Analysis is ongoing to construct a detailed three-dimensional model of the Alpine Fault’s geometry that incorporates knowledge gained from the DFDP-2B borehole and provides a basis for future scientific drilling in this area.
Technical Abstract
In January 2016, an active source seismic experiment was conducted around the DFDP-2B scientific borehole with the aim of imaging the Alpine Fault and providing velocity information about the overburden and metamorphic basement of the Whataroa Valley. The experiment included a Vertical Seismic Profile (VSP) utilising a slimhole four-stage, three-component geophone string suspended in the accessible top 400 m of the borehole, and the optical fibre cable that had been installed at the time of well completion. These data were acquired with a truck-mounted vibroseis source located at the wellhead (zerooffset), and at a range of locations on profiles radiating away from the well (multi-offset and multi-azimuth).
Co-incident with the VSP experiments, surface geophones were deployed on two profiles to record the signals from the vibroseis source. In addition to the two-dimensional profiles, a set of three-component seismometers were deployed in different arrays around the wellhead to record the vibroseis shots in a narrow-azimuth three-dimensional survey.

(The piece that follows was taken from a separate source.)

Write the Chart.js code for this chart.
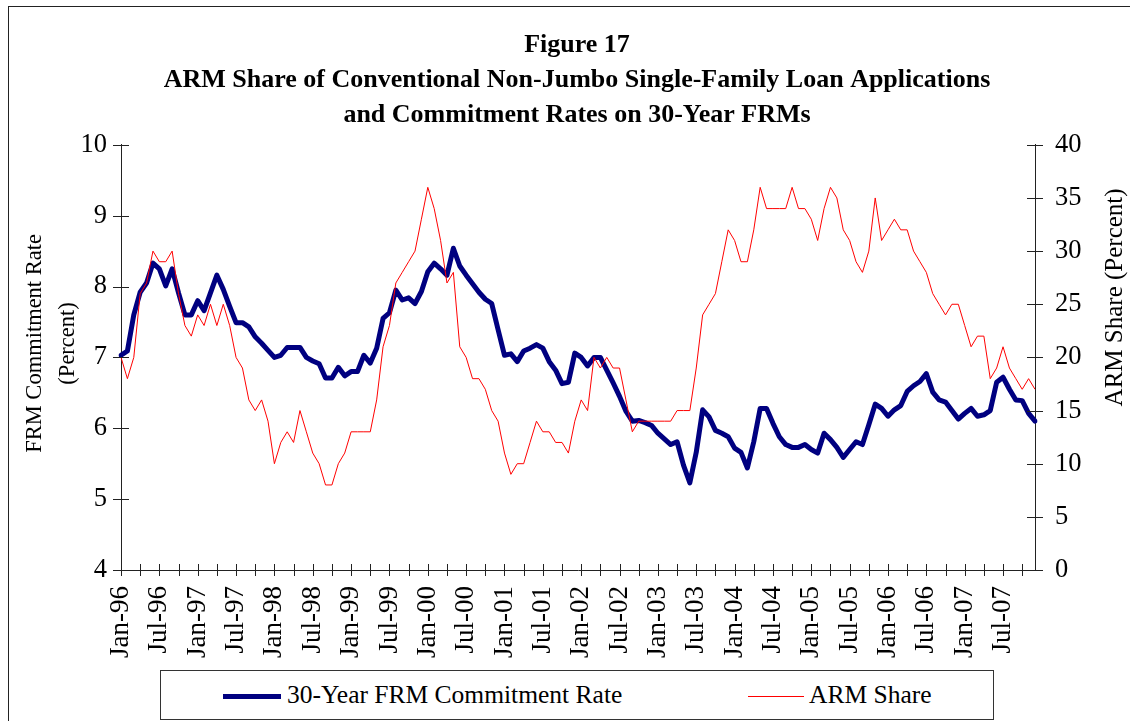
<!DOCTYPE html>
<html>
<head>
<meta charset="utf-8">
<script src="https://cdn.jsdelivr.net/npm/chart.js@4"></script>
<style>
  html, body { margin: 0; padding: 0; background: #fff; }
  #wrap { position: relative; width: 1130px; height: 721px; overflow: hidden; }
  #frame { position: absolute; left: 8px; top: 6px; width: 1130px; height: 730px; border-left: 1px solid #222; border-top: 1px solid #222; }
  canvas { position: absolute; left: 0; top: 0; }
  #legend { position: absolute; left: 160px; top: 670px; width: 832px; height: 48px; border: 1px solid #333; background: #fff;
            font-family: "Liberation Serif", "Times New Roman", serif; font-size: 25.5px; color: #000; }
  .item { position: absolute; top: 0; height: 48px; line-height: 48px; white-space: nowrap; }
  .sample { position: absolute; }
</style>
</head>
<body>
<div id="wrap">
  <div id="frame"></div>
  <canvas id="c" width="1130" height="721"></canvas>
  <div id="legend"></div>
</div>
<script>
// ---- Data ----
const monthNames = ["Jan","Feb","Mar","Apr","May","Jun","Jul","Aug","Sep","Oct","Nov","Dec"];
const years = ["96","97","98","99","00","01","02","03","04","05","06","07"];
const categories = [];
years.forEach(y => monthNames.forEach(m => categories.push(m + "-" + y)));

const frmRate = [
  7.03, 7.09, 7.60, 7.92, 8.05, 8.33, 8.25, 8.01, 8.25, 7.91, 7.60, 7.60,
  7.80, 7.66, 7.91, 8.16, 7.96, 7.72, 7.49, 7.49, 7.43, 7.29, 7.20, 7.10,
  7.00, 7.03, 7.14, 7.14, 7.14, 7.00, 6.95, 6.91, 6.71, 6.71, 6.86, 6.74,
  6.80, 6.80, 7.03, 6.92, 7.13, 7.55, 7.63, 7.95, 7.81, 7.84, 7.76, 7.93,
  8.21, 8.33, 8.25, 8.16, 8.54, 8.29, 8.16, 8.04, 7.92, 7.82, 7.76, 7.39,
  7.03, 7.05, 6.94, 7.09, 7.13, 7.18, 7.13, 6.94, 6.82, 6.63, 6.65, 7.06,
  7.00, 6.88, 7.00, 7.00, 6.82, 6.64, 6.45, 6.24, 6.10, 6.11, 6.08, 6.04,
  5.93, 5.85, 5.77, 5.81, 5.48, 5.23, 5.66, 6.26, 6.16, 5.97, 5.93, 5.88,
  5.72, 5.66, 5.44, 5.81, 6.28, 6.28, 6.07, 5.88, 5.77, 5.73, 5.73, 5.77,
  5.70, 5.65, 5.93, 5.84, 5.73, 5.59, 5.70, 5.81, 5.77, 6.05, 6.34, 6.28,
  6.17, 6.26, 6.32, 6.52, 6.60, 6.66, 6.77, 6.51, 6.40, 6.37, 6.25, 6.13,
  6.21, 6.28, 6.17, 6.19, 6.25, 6.65, 6.72, 6.55, 6.40, 6.39, 6.21, 6.10
];

const armShare = [
  20, 18, 20, 26, 27, 30, 29, 29, 30, 26, 23, 22,
  24, 23, 25, 23, 25, 23, 20, 19, 16, 15, 16, 14,
  10, 12, 13, 12, 15, 13, 11, 10, 8, 8, 10, 11,
  13, 13, 13, 13, 16, 21, 23, 27, 28, 29, 30, 33,
  36, 34, 31, 27, 28, 21, 20, 18, 18, 17, 15, 14,
  11, 9, 10, 10, 12, 14, 13, 13, 12, 12, 11, 14,
  16, 15, 20, 19, 20, 19, 19, 16, 13, 14, 14, 14,
  14, 14, 14, 15, 15, 15, 19, 24, 25, 26, 29, 32,
  31, 29, 29, 32, 36, 34, 34, 34, 34, 36, 34, 34,
  33, 31, 34, 36, 35, 32, 31, 29, 28, 30, 35, 31,
  32, 33, 32, 32, 30, 29, 28, 26, 25, 24, 25, 25,
  23, 21, 22, 22, 18, 19, 21, 19, 18, 17, 18, 17
];

const titleLines = [
  "Figure 17",
  "ARM Share of Conventional Non-Jumbo Single-Family Loan Applications",
  "and Commitment Rates on 30-Year FRMs"
];
const leftTitle = ["FRM Commitment Rate", "(Percent)"];
const rightTitle = "ARM Share (Percent)";
const seriesNames = ["30-Year FRM Commitment Rate", "ARM Share"];

const SERIF = '"Liberation Serif", "Times New Roman", serif';

// cross tick marks + axis titles
const decor = {
  id: 'decor',
  afterDraw(chart) {
    const ctx = chart.ctx;
    const ca = chart.chartArea;
    const x = chart.scales.x, y = chart.scales.y, y2 = chart.scales.y2;
    ctx.save();
    ctx.strokeStyle = '#222';
    ctx.lineWidth = 1;
    ctx.beginPath();
    y.ticks.forEach(t => {
      const p = Math.round(y.getPixelForValue(t.value)) + 0.5;
      ctx.moveTo(ca.left - 8, p); ctx.lineTo(ca.left + 8, p);
    });
    y2.ticks.forEach(t => {
      const p = Math.round(y2.getPixelForValue(t.value)) + 0.5;
      ctx.moveTo(ca.right - 8, p); ctx.lineTo(ca.right + 8, p);
    });
    for (let i = 0; i < categories.length; i += 3) {
      const p = Math.round(x.getPixelForValue(i)) + 0.5;
      ctx.moveTo(p, ca.bottom - 6); ctx.lineTo(p, ca.bottom + 6);
    }
    ctx.stroke();

    ctx.fillStyle = '#000';
    ctx.textAlign = 'center';
    ctx.textBaseline = 'middle';
    ctx.font = '22.5px ' + SERIF;
    const cy = (ca.top + ca.bottom) / 2 - 14;
    ctx.save();
    ctx.translate(35, cy); ctx.rotate(-Math.PI / 2);
    ctx.fillText(leftTitle[0], 0, 0);
    ctx.restore();
    ctx.save();
    ctx.translate(68, cy); ctx.rotate(-Math.PI / 2);
    ctx.fillText(leftTitle[1], 0, 0);
    ctx.restore();
    ctx.font = '25px ' + SERIF;
    ctx.save();
    ctx.translate(1115, cy - 46); ctx.rotate(-Math.PI / 2);
    ctx.fillText(rightTitle, 0, 0);
    ctx.restore();
    ctx.restore();
  }
};

const chart = new Chart(document.getElementById('c'), {
  type: 'line',
  data: {
    labels: categories,
    datasets: [
      { label: seriesNames[0], data: frmRate, yAxisID: 'y', borderColor: '#000080', backgroundColor: '#000080',
        borderWidth: 5, pointRadius: 0, tension: 0, borderJoinStyle: 'round', borderCapStyle: 'round', order: 1 },
      { label: seriesNames[1], data: armShare, yAxisID: 'y2', borderColor: '#ff0000', backgroundColor: '#ff0000',
        borderWidth: 1, pointRadius: 0, tension: 0, order: 0 }
    ]
  },
  options: {
    responsive: false,
    animation: false,
    devicePixelRatio: 1,
    layout: { padding: { top: 0, left: 24, right: 0, bottom: 51 } },
    plugins: {
      legend: { display: false },
      tooltip: { enabled: false },
      title: {
        display: true, text: titleLines, color: '#000',
        font: { family: SERIF, size: 26, weight: 'bold', lineHeight: 1.35 },
        padding: { top: 27.5, bottom: 12 }
      }
    },
    scales: {
      x: {
        type: 'category', offset: false,
        grid: { display: false, drawTicks: false },
        border: { display: true, color: '#222', width: 1 },
        ticks: {
          autoSkip: false, maxRotation: 90, minRotation: 90, padding: 16, color: '#000',
          font: { family: SERIF, size: 27 },
          callback: (v, i) => (i % 6 === 0 ? categories[i] : '')
        },
        afterFit: s => { s.height = 100; }
      },
      y: {
        position: 'left', min: 4, max: 10,
        grid: { display: false, drawTicks: false },
        border: { display: true, color: '#222', width: 1 },
        ticks: { stepSize: 1, padding: 14, color: '#000', font: { family: SERIF, size: 26.5 } },
        afterFit: s => { s.width = 97; }
      },
      y2: {
        position: 'right', min: 0, max: 40,
        grid: { display: false, drawTicks: false },
        border: { display: true, color: '#222', width: 1 },
        ticks: { stepSize: 5, padding: 20, color: '#000', font: { family: SERIF, size: 26.5 } },
        afterFit: s => { s.width = 95; }
      }
    }
  },
  plugins: [decor]
});

// legend built from the chart's datasets
const legendPos = [{ sample: 62, text: 126 }, { sample: 587, text: 648 }];
const lg = document.getElementById('legend');
chart.data.datasets.forEach((ds, k) => {
  const s = document.createElement('div');
  s.className = 'sample';
  s.style.left = legendPos[k].sample + 'px';
  s.style.width = (k === 0 ? 58 : 56) + 'px';
  s.style.height = ds.borderWidth + 'px';
  s.style.top = (25 - ds.borderWidth / 2) + 'px';
  s.style.background = ds.borderColor;
  lg.appendChild(s);
  const t = document.createElement('div');
  t.className = 'item';
  t.style.left = legendPos[k].text + 'px';
  t.textContent = ds.label;
  lg.appendChild(t);
});
</script>
</body>
</html>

During the two weeks of acquisition, all of the receivers were left to record earthquakes and signals from other natural sources during nights and periods when the vibroseis truck was not operating. The experiment is the first use of an optical fibre cable for distributed acoustic sensing in a research borehole in New Zealand. The optical fibre cable had already been used for repeated temperature sensing so was known to be in satisfactory condition to a depth of 893 m. The acoustic sensing performed using Schlumberger’s heterodyne Distributed Vibration Sensing (hDVS) equipment, demonstrated that the cable was coupled sufficiently well with the casing to allow detection of the active shots and earthquakes.